Airbus sets sights on Scandinavian H2 flight network

More than 50 airports across Norway and Sweden are set to participate in a pilot project to test the feasibility of hydrogen-powered regional flight in Scandinavia.

Airbus' ZEROe turboprop concept
Airbus' ZEROe turboprop concept - Airbus

The project follows a Memorandum of Understanding (MoU) signed by Airbus with Norway and Sweden’s respective airport operators Avinor and Swedavia, as well as Scandinavian flag-carrier airline SAS and Swedish energy giant Vattenfall. According to the partners, the aim of the collaboration is to develop the hydrogen aviation ecosystem across both countries, gaining knowledge around H2 aircraft concepts as well as operational, infrastructure and refuelling needs.

“Hydrogen stands out as a key enabler as we pioneer a sustainable aviation future,” Airbus CEO Guillaume Faury said in a statement. “Norway and Sweden are among the most demanding regions for aviation and have great potential for hydrogen production from renewable energy sources. I am very pleased to enter into this cooperation with partners fully engaged to take significant steps towards decarbonising aerospace. It fits perfectly with our strategy of deploying hydrogen aviation ecosystems in the most suitable parts of the world.”

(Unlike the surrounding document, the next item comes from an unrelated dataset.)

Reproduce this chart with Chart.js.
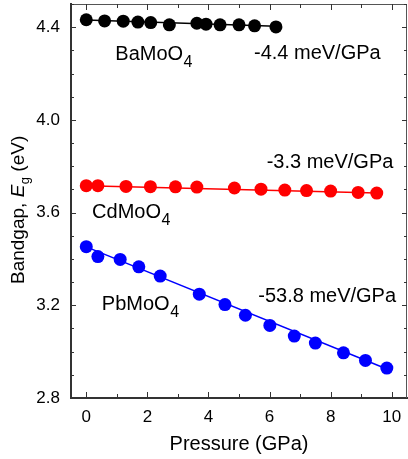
<!DOCTYPE html>
<html>
<head>
<meta charset="utf-8">
<script src="https://cdn.jsdelivr.net/npm/chart.js@4/dist/chart.umd.min.js"></script>
<style>
html,body{margin:0;padding:0;background:#fff;}
#wrap{width:408px;height:459px;position:relative;}
</style>
</head>
<body>
<div id="wrap"><canvas id="c" width="408" height="459"></canvas></div>
<script>
// ---- data ----
const baP = [0, 0.6, 1.21, 1.69, 2.11, 2.72, 3.62, 3.92, 4.38, 5.0, 5.51, 6.21];
const baE = [4.432, 4.427, 4.426, 4.422, 4.420, 4.410, 4.417, 4.413, 4.410, 4.410, 4.406, 4.401];
const cdP = [0, 0.38, 1.3, 2.1, 2.92, 3.62, 4.85, 5.72, 6.5, 7.21, 8.0, 8.9, 9.51];
const cdE = [3.716, 3.716, 3.713, 3.712, 3.711, 3.710, 3.706, 3.701, 3.697, 3.695, 3.693, 3.687, 3.684];
const pbP = [0, 0.38, 1.11, 1.72, 2.42, 3.7, 4.54, 5.21, 6.01, 6.81, 7.5, 8.42, 9.14, 9.84];
const pbE = [3.453, 3.410, 3.398, 3.366, 3.326, 3.248, 3.203, 3.157, 3.113, 3.067, 3.037, 2.995, 2.962, 2.929];
// linear fit end points
const baFitP = [0, 6.21];   const baFitE = [4.431, 4.404];
const cdFitP = [0, 9.51];   const cdFitE = [3.716, 3.685];
const pbFitP = [0, 9.84];   const pbFitE = [3.452, 2.925];
const xTickVals = [0, 2, 4, 6, 8, 10];
const yTickVals = [2.8, 3.2, 3.6, 4.0, 4.4];
const seriesNames = ['BaMoO', 'CdMoO', 'PbMoO'];
const slopeLabels = ['-4.4 meV/GPa', '-3.3 meV/GPa', '-53.8 meV/GPa'];
// annotation anchors in data units [pressure, bandgap]
const nameAnchors = [[0.95, 4.257], [0.19, 3.577], [0.51, 3.181]];
const slopeAnchors = [[5.49, 4.261], [5.905, 3.792], [5.63, 3.214]];

const FONT = '"Liberation Sans", Arial, Helvetica, sans-serif';
const zip = (xs, ys) => xs.map((x, i) => ({x: x, y: ys[i]}));

const decor = {
  id: 'decor',
  afterDraw(chart) {
    const ctx = chart.ctx;
    const xs = chart.scales.x, ys = chart.scales.y;
    const a = chart.chartArea;
    ctx.save();
    // top & right frame
    ctx.strokeStyle = '#555';
    ctx.lineWidth = 1;
    ctx.beginPath();
    ctx.moveTo(a.left, a.top + 0.5); ctx.lineTo(a.right, a.top + 0.5);
    ctx.moveTo(a.right - 0.5, a.top); ctx.lineTo(a.right - 0.5, a.bottom);
    ctx.stroke();
    // inward ticks
    ctx.strokeStyle = '#333';
    ctx.beginPath();
    for (let v = Math.ceil(xs.min); v <= xs.max + 1e-9; v += 1) {
      const px = Math.round(xs.getPixelForValue(v)) + 0.5;
      const major = Math.abs(v % 2) < 1e-9;
      const L = major ? 6 : 4;
      ctx.moveTo(px, a.bottom); ctx.lineTo(px, a.bottom - L);
      ctx.moveTo(px, a.top); ctx.lineTo(px, a.top + L);
    }
    for (let k = Math.ceil(ys.min * 10 - 1e-9); k <= Math.floor(ys.max * 10 + 1e-9); k++) {
      const py = Math.round(ys.getPixelForValue(k / 10)) + 0.5;
      const major = (k % 4) === 0;
      const L = major ? 5 : 3;
      ctx.moveTo(a.left, py); ctx.lineTo(a.left + L, py);
      ctx.moveTo(a.right, py); ctx.lineTo(a.right - L, py);
    }
    ctx.stroke();

    // annotations
    ctx.fillStyle = '#000';
    ctx.textBaseline = 'alphabetic';
    ctx.textAlign = 'left';
    seriesNames.forEach((n, i) => {
      const px = xs.getPixelForValue(nameAnchors[i][0]);
      const py = ys.getPixelForValue(nameAnchors[i][1]);
      ctx.font = '20px ' + FONT;
      ctx.fillText(n, px, py);
      const w = ctx.measureText(n).width;
      ctx.font = '16px ' + FONT;
      ctx.fillText('4', px + w + 0.5, py + 7);
    });
    ctx.font = '20px ' + FONT;
    slopeLabels.forEach((s, i) => {
      const px = xs.getPixelForValue(slopeAnchors[i][0]);
      const py = ys.getPixelForValue(slopeAnchors[i][1]);
      ctx.fillText(s, px, py);
    });

    // y axis title with italic E and subscript g
    ctx.save();
    ctx.translate(23.5, 284);
    ctx.rotate(-Math.PI / 2);
    let x = 0;
    ctx.font = '19px ' + FONT;
    ctx.fillText('Bandgap, ', x, 0); x += ctx.measureText('Bandgap, ').width;
    ctx.font = 'italic 19px ' + FONT;
    ctx.fillText('E', x, 0); x += ctx.measureText('E').width;
    ctx.font = '13px ' + FONT;
    ctx.fillText('g', x + 0.5, 5); x += ctx.measureText('g').width + 0.5;
    ctx.font = '19px ' + FONT;
    ctx.fillText(' (eV)', x, 0);
    ctx.restore();
    ctx.restore();
  }
};

new Chart(document.getElementById('c'), {
  type: 'scatter',
  data: {
    datasets: [
      {label: 'BaMoO4 fit', data: zip(baFitP, baFitE), showLine: true, borderColor: '#000', borderWidth: 1.5, pointRadius: 0, order: 2},
      {label: 'CdMoO4 fit', data: zip(cdFitP, cdFitE), showLine: true, borderColor: '#ff0000', borderWidth: 1.5, pointRadius: 0, order: 2},
      {label: 'PbMoO4 fit', data: zip(pbFitP, pbFitE), showLine: true, borderColor: '#0000ff', borderWidth: 1.5, pointRadius: 0, order: 2},
      {label: 'BaMoO4', data: zip(baP, baE), backgroundColor: '#000', borderColor: '#000', borderWidth: 0, pointRadius: 6.5, order: 1},
      {label: 'CdMoO4', data: zip(cdP, cdE), backgroundColor: '#ff0000', borderColor: '#ff0000', borderWidth: 0, pointRadius: 6.5, order: 1},
      {label: 'PbMoO4', data: zip(pbP, pbE), backgroundColor: '#0000ff', borderColor: '#0000ff', borderWidth: 0, pointRadius: 6.5, order: 1}
    ]
  },
  options: {
    responsive: false,
    animation: false,
    events: [],
    layout: {autoPadding: false, padding: {top: 4, right: 1, left: 0, bottom: 0}},
    plugins: {legend: {display: false}, tooltip: {enabled: false}},
    scales: {
      x: {
        type: 'linear', min: -0.5, max: 10.5,
        afterBuildTicks: s => { s.ticks = xTickVals.map(v => ({value: v})); },
        afterFit: s => { s.height = 61; s.paddingLeft = 0; s.paddingRight = 0; },
        grid: {display: false, drawTicks: false},
        border: {display: true, color: '#333', width: 2},
        ticks: {color: '#000', font: {family: FONT, size: 17}, padding: 9, maxRotation: 0, callback: v => String(v)},
        title: {display: true, text: 'Pressure (GPa)', color: '#000', font: {family: FONT, size: 20}, padding: {top: 0, bottom: 3}}
      },
      y: {
        type: 'linear', min: 2.8, max: 4.5,
        afterBuildTicks: s => { s.ticks = yTickVals.map(v => ({value: v})); },
        afterFit: s => { s.width = 71; s.paddingTop = 0; s.paddingBottom = 0; },
        grid: {display: false, drawTicks: false},
        border: {display: true, color: '#333', width: 2},
        ticks: {color: '#000', font: {family: FONT, size: 17}, padding: 11, callback: v => Number(v).toFixed(1)}
      }
    }
  },
  plugins: [decor]
});
</script>
</body>
</html>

In 2020, Airbus announced it was targeting the introduction of commercial hydrogen aircraft by 2035. Its ZEROe project features three design concepts: an H2 turbofan aimed at the 2,000 nautical miles, the 120–200 passenger segment; a smaller turboprop concept catering for flights of around 1,000 nautical miles; and a futuristic blended-wing aircraft that points to a hydrogen-powered future where airframe design could look radically different.

The new agreement between Airbus and the Scandinavian partners is said to cover more than 50 airports across Norway and Sweden, over half of which are already served by SAS, according to its website. Alongside this extensive regional network, Norway and Sweden both enjoy an advanced industrial base and abundant clean energy resources, both of which will be key in developing a hydrogen economy that can serve the aviation sector.

“As the world takes positive steps towards a more sustainable future, SAS’ commitment is to ensure that also coming generations can enjoy the benefits of seamless global connectivity,” said Anko van der Werff, SAS president and CEO.

“By partnering with some of the strongest and most innovative players in the industry, we are assuming our responsibility to drive the transition towards achieving net-zero emissions. A journey that matters not just for SAS, but for the entire aviation industry.”